GIFT Nifty hints at red opening as Middle East war enters its fifth week
GIFT Nifty:
The GIFT Nifty April 2026 futures currently traded 113.50 points lower, suggesting a negative start for the benchmark index today.
Institutional Flows:
Foreign portfolio investors (FPIs) sold shares worth Rs 4,367.30 crore, while domestic institutional investors (DIIs) were net buyers to the tune of Rs 3,566.15 crore in the Indian equity market on 27 March 2026, provisional data showed.
The FIIs have sold shares worth Rs 111,377.35 crore in March (till 27 March 2026). This follows their cash sales of Rs 6,640.78 crore in February and Rs 41,435.22 crore in January 2026.
Global Markets:
Asia markets fell sharply on Monday as the Middle East war entered its fifth week, with the conflict escalating despite efforts aimed at finding a diplomatic solution.
In Japan, the Bank of Japan policymakers discussed the need for further rate hikes at their March meeting, as rising oil prices linked to the Middle East conflict add to inflation pressures. One member signaled that tightening may need to be accelerated, according to a summary of opinions released Monday.
There is a risk the BOJ might unintentionally fall behind the curve, one policymaker noted, as second-round effects and a rise in underlying inflation stemming from overseas developments are more likely to emerge.
Meanwhile, Yemen?s Houthi movement said Saturday it had fired missiles at Israel, marking its first direct involvement in the U.S.- and Israeli-led war against Iran.
In a post on a social media platform, Houthi spokesperson Yahya Saree has reportedly said the group launched a barrage of ballistic missiles at what it described as sensitive Israeli military sites, in support of Iran and allied Hezbollah forces in Lebanon.
The strike signals a further escalation in a conflict that began with U.S. and Israeli airstrikes on Iranian targets on Feb. 28.
Last Friday, the Dow Jones Industrial Average tumbled and fell into correction territory.
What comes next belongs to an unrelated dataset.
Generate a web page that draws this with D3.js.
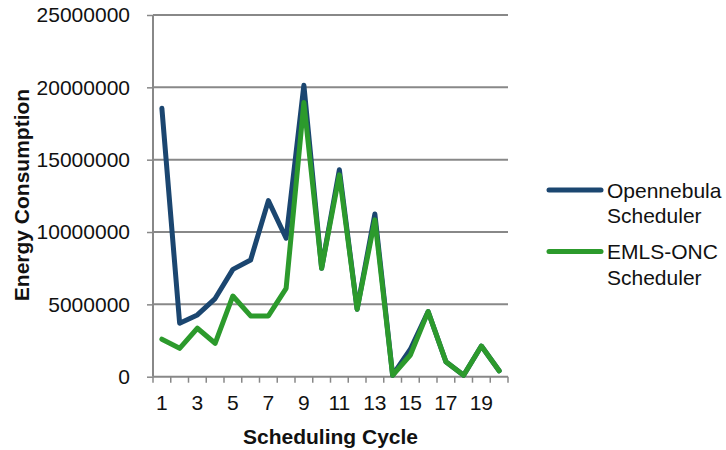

The 30-stock Dow fell 793.47 points, or 1.73%, to close at 45,166.64. The S&P 500 lost 1.67% and ended the session at a seven-month low of 6,368.85. The Nasdaq Composite dropped 2.15% and settled at 20,948.36.
Domestic Market:
Benchmark equity indices ended sharply lower on Friday, snapping a two-day winning streak, as global uncertainties dampened investor sentiment.
The Nifty slipped below the 22,850 mark, while the rupee hit a record low against the US dollar, breaching the 94 level amid sustained pressure. Sectoral indices on the NSE ended in the red, with PSU banks, realty and auto stocks declining the most.
The decline was driven by multiple factors, including persistent geopolitical tensions in the Middle East, elevated crude oil prices, weakness in global markets, continued foreign institutional investor (FII) selling, and a rise in US bond yields.
Amid the volatility, the government moved to cushion the impact of high oil prices by cutting additional excise duty on fuels. The duty on petrol was reduced to Rs 3 per litre from Rs 13 earlier, while diesel saw a complete removal of the levy from Rs 10 per litre. The measure is aimed at stabilising domestic fuel prices as crude remains elevated.
The S&P BSE Sensex tumbled 1,690.23 points or 2.25% to 73,583.22. The Nifty 50 index fell 488.85 points or 2.09% to 22,819.60. In the past two sessions, the Sensex and Nifty climbed 3.54% and 3.53%, respectively.